Fitbit has become synonymous with fitness trackers, but now, with the company in its tenth year, it’s decided to expand into a whole new market. Long rumored, we finally have the first Fitbit smartwatch, and it’s called the Ionic.
The company has combined its fitness know-how with the smarts of a variety of companies it’s bought – such as Pebble, which Fitbit acquired in 2016 – and brought it all together to add an impressive new wearable to its range.
Offering similar features to expensive alternatives such as the Apple Watch 2 and Android Wear, the Fitbit Ionic is a serious contender to be the smartwatch you choose to wear when you’re out running or hitting the gym.
However, there's now the additional competition of the new Apple Watch 3, which includes the same LTE connectivity feature as the Fitbit Ionic.
Fitbit Ionic price and release date
- The Fitbit Ionic costs £299.95 / $299.95 / AU$449.95
- It's an expensive option for a fitness watch
- Out now around the world
The Fitbit Ionic is the most expensive wearable yet from Fitbit. At £299.95 / $299.95 / AU$449.95 it costs more than the Fitbit Surge running watch, but a bit less than the Apple Watch 2 or LG Watch Sport.
We've seen the price drop a little, but not by anything significant - the most we've seen it discounted is around the £290/$290 mark and that means you probably shouldn't expect any huge discounts anytime soon.
Design and display
- Aluminium build and lighter than most smartwatches
- Either plastic or leather bands that are easy to swap out
The Fitbit Ionic is a comfortable fit on your wrist, and compared to a lot of modern smartwatches is particularly light – so much so that you'll instantly notice how lightweight this feels on your wrist, which makes it a more pleasant to wear while working out than, say, the LG Watch Sport.
It’s a comfortable fit for everyday use too, being comfortable to wear at a keyboard, which should encourage you to wear it all day to ensure the most accurate readings possible.
It’s waterproof, so you can take this in the shower or even go swimming with it – more on that in the fitness section.
The body of the watch is made of aluminum and features very small antenna bands on the sides, but it’s attractive and is easily the best-looking Fitbit product so far. That said, we found the design to be rather divisive, with friends and family either loving the look or hating it.
You may well love the look of the Fitbit Ionic, but if you’re bothered about what others think just bear in mind that it’s not likely to have the universal appeal of, say, the Apple Watch.
There’s one hardware button on the left-hand side with another two on the right that sit in similar positions to those on the Fitbit Blaze and enable you to move around the watch’s UI.

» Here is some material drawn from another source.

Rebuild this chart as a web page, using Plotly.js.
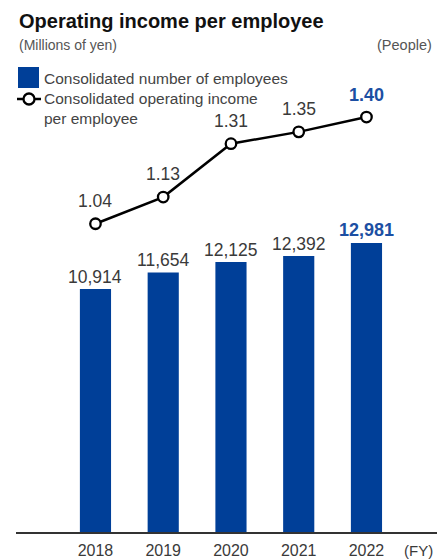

Each is slightly raised too – Fitbit presumably thinks this will help you find them more easily when you’re fumbling around for the buttons while sweating and gasping for breath when pushing yourself.
We found the buttons worked for making the UI simple, plus it’s a touchscreen, so you can cycle through the apps by swiping.
There are leather and plastic strap options available with secure fasteners on each so the Ionic won't fall off when you're out for a jog.
We used both, and the plastic option is comfortable for when you’re sweating in the gym, while the leather strap is a much more attractive look – so you might want to get both if you want to wear this watch both for working out and dining out.
The display on the Ionic is a full-color screen that’s rectangular, unlike the more square Apple Watch or most Android Wear watches, but it is reminiscent of the Blaze’s screen. This one is quite a bit bigger though, and that’s down to the bezels being thinner.
That said, the bezels are relatively thick on the Fitbit Ionic. It’s one of our major criticisms of the design, and we think there’s a lot of wasted space below and above the screen. Fitbit could have included a much larger and more useful display instead.
Also, the Fitbit logo is annoyingly placed just below the screen, taking up quite a bit of room on the wearable.
The resolution of the LCD screen is 384 x 250, and we particularly like how bright it is – it reaches 1000 nits, which is the same as the Apple Watch 2 and means you can view it even in bright sunlight when out on a run.
We found the touchscreen to be a little slow to respond sometimes, and we often had to move our wrist fairly violently for the raise-to-wake feature to work. That’s particularly annoying when you’re working out and you need a clear look at your stats fast.